Но прошел где-то месяц, и нам объявляют, что идущих на поправку должны отправить в батальон выздоравливающих, на армейскую пересылку, а оттуда, иди знай, куда попадешь. Смотрю, идут три «Студебеккера» с эмблемой нашего корпуса. Бросился, как был, в госпитальном халате, наперерез, а в одной из машин знакомый водитель.
Говорю ему: «Браток, подожди, у меня форма под матрасом спрятана, я мигом обернусь». Так вот и сбежал из госпиталя. Доехали уже ночью до бригады, спрашиваю в штабе: «Где первый батальон?» – «Иди вдоль железнодорожного полотна, это километра четыре отсюда». Со мной в батальон направлялись наш «сын полка» и незнакомый лейтенант. Они идут поверху, по шпалам, я пошел внизу, по обочине под насыпью. Смотрю, впереди костерок, и стоит возле него немец с автоматом, караулит спящих товарищей, а на земле много «фрицев» отдыхает. Успел крикнуть: «Лейтенант! Назад! Немцы!» По нас открыли огонь, но во тьме не попали. Пошли другой дорогой, добрались до батальона, где встречает меня комбат, капитан Новиков: «А… Рабинович миде бомбес! Жив курилка! Вовремя ты прибыл. Возьми винтовку у старшины, сейчас в тыл поедешь». – «В какой еще тыл, я же только оттуда?!» – «Пойдем, посмотришь».
Подводит к одному месту, а там стоят три гроба, крышки открыты, в двух лежат офицеры – лейтенанты, а в третьем – мой товарищ Ваня Палец, с котором мы вместе были в одном экипаже еще в маршевой роте. Новиков сказал: «Повезешь хоронить, будешь сопровождать… Все равно ты «безлошадный», в батальоне всего пять танков осталось, для тебя экипажа пока нет». У нас одно время старались всех танкистов хоронить в районе Перемышля, там тыловые службы корпуса, если я не ошибаюсь, создали специальное кладбище для танкистов и мотострелков из 25-го ТК. Поехал, гробы поставили в кузов. По дороге к нам подсадили четырех полячек, три из них с нами разговаривают, а одна молчит, волком смотрит. Спрашиваем у ее подружек: «Что с ней, чем мы ей не понравились?» А полячки нам ответили так, что будто обухом по голове ударили: «Ваши солдаты ее вчера изнасиловали…»

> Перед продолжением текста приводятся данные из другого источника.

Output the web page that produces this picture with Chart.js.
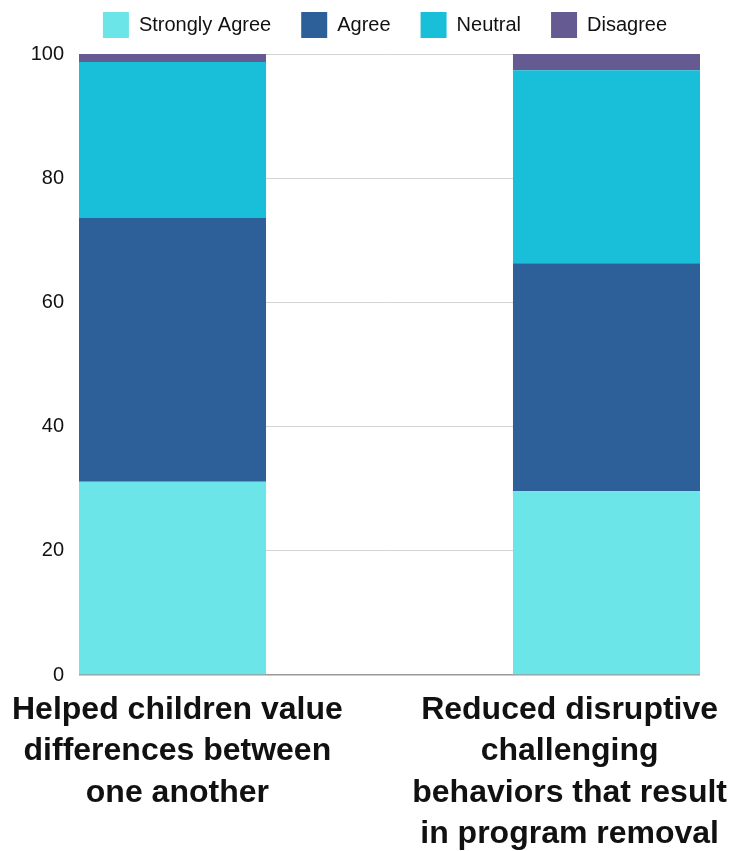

– Вы имеете на своем счету подбитые немецкие танки?
– Да, шесть штук моих наберется. Один на Дукле, два за Калишем, а последние три уже в Германии, когда мы обходили Берлин. Эти последние три танка мне достались, как говорится, малой кровью. Немецкие танки стояли на пустыре, на окраине небольшого города, а мы через городские улицы случайно вышли к ним в тыл.